41.      À titre liminaire, il convient de rappeler que, selon une jurisprudence constante, dans le cadre de l’interprétation d’une disposition du droit de l’Union, il y a lieu de tenir compte, non seulement, des termes de celle-ci, mais également de son contexte, des objectifs poursuivis par la réglementation dont elle fait partie et, le cas échéant, de sa genèse (6).

42.      Il est également de jurisprudence constante qu’une interprétation d’une disposition du droit de l’Union ne saurait avoir pour résultat de retirer tout effet utile au libellé clair et précis de cette disposition. Ainsi, dès lors que le sens d’une disposition du droit de l’Union ressort sans ambiguïté du libellé même de celle-ci, la Cour ne saurait se départir de cette interprétation (7).

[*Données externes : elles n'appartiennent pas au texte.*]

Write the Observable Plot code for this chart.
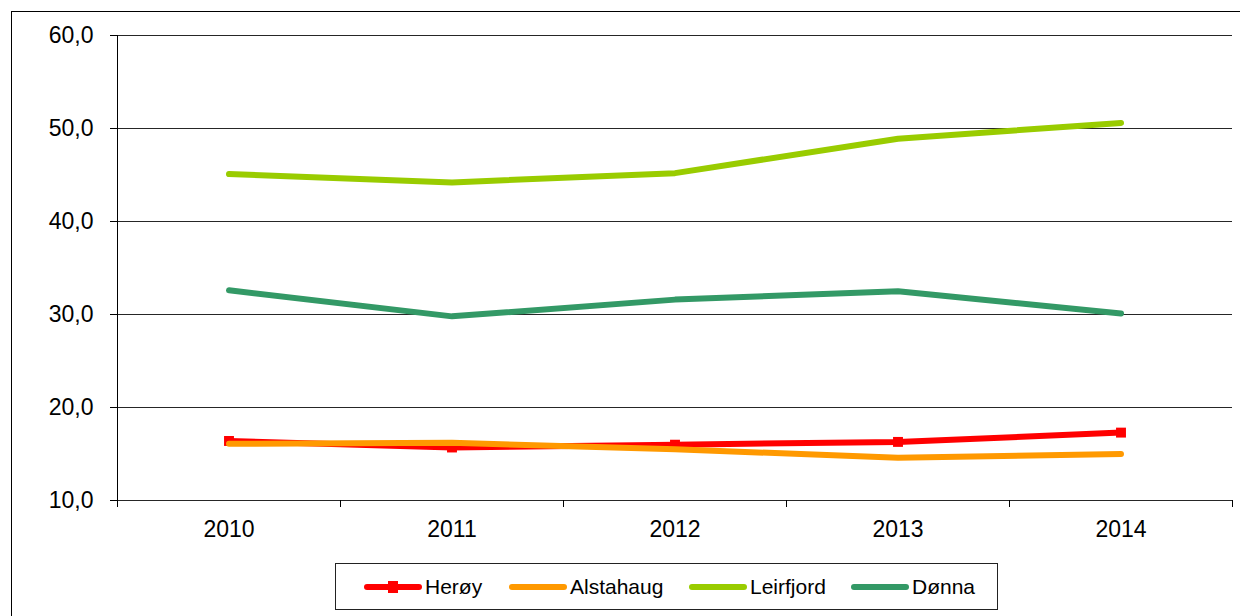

43.      Enfin, dans la mesure où la juridiction de renvoi dans l’affaire C‑45/23 remet en cause la validité de l’article 17, paragraphe 1, de la directive 2015/2302, il y a lieu de rappeler que, selon un principe général d’interprétation, un acte de l’Union doit être interprété, dans la mesure du possible, d’une manière qui ne remette pas en cause sa validité et en conformité avec l’ensemble du droit primaire et, notamment, avec les dispositions de la Charte. Ainsi, lorsqu’un texte du droit dérivé de l’Union est susceptible de plus d’une interprétation, il convient de donner la préférence à celle qui rend la disposition conforme au droit primaire plutôt qu’à celle conduisant à constater son incompatibilité avec celui-ci (8).

44.      Il convient donc de vérifier d’emblée si le libellé de l’article 17, paragraphe 1, se prête à plus d’une interprétation.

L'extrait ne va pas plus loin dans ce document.